Magnitude of the Bias
While investigating the components of the external validity bias is helpful, knowing the formula for the external bias does not yield any insights into how large the bias from purposive site selection is likely to be—either in the average study or in particular studies. Many papers have provided empirical evidence on the magnitude of a different type of bias—internal validity bias (selection bias) resulting from study designs based on nonexperimental comparison groups (e.g., Bloom, Michalopoulos, & Hill, 2005; Cook, Shadish, & Wong, 2008; Fraker & Maynard, 1987; Glazerman, Levy, & Myers, 2003; LaLonde, 1986. However, to the best of our knowledge, no published papers have provided empirical evidence on the magnitude of external validity bias resulting from purposive site selection.

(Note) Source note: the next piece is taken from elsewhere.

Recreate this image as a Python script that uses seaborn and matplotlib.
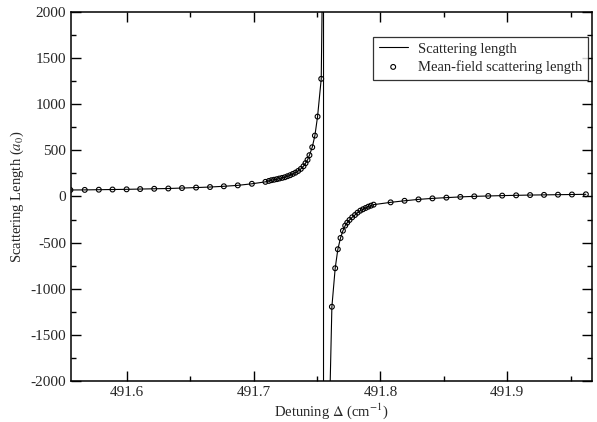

In summary, the amount of external validity bias that results from purposive site selection is an empirical question for which we lack empirical evidence. Just as researchers 25 years ago had no evidence on the magnitude of the internal validity bias that would result from a nonexperimental comparison group design, researchers today have no evidence on the consequences of beginning their next multisite impact evaluation by selecting a purposive or convenience sample of sites.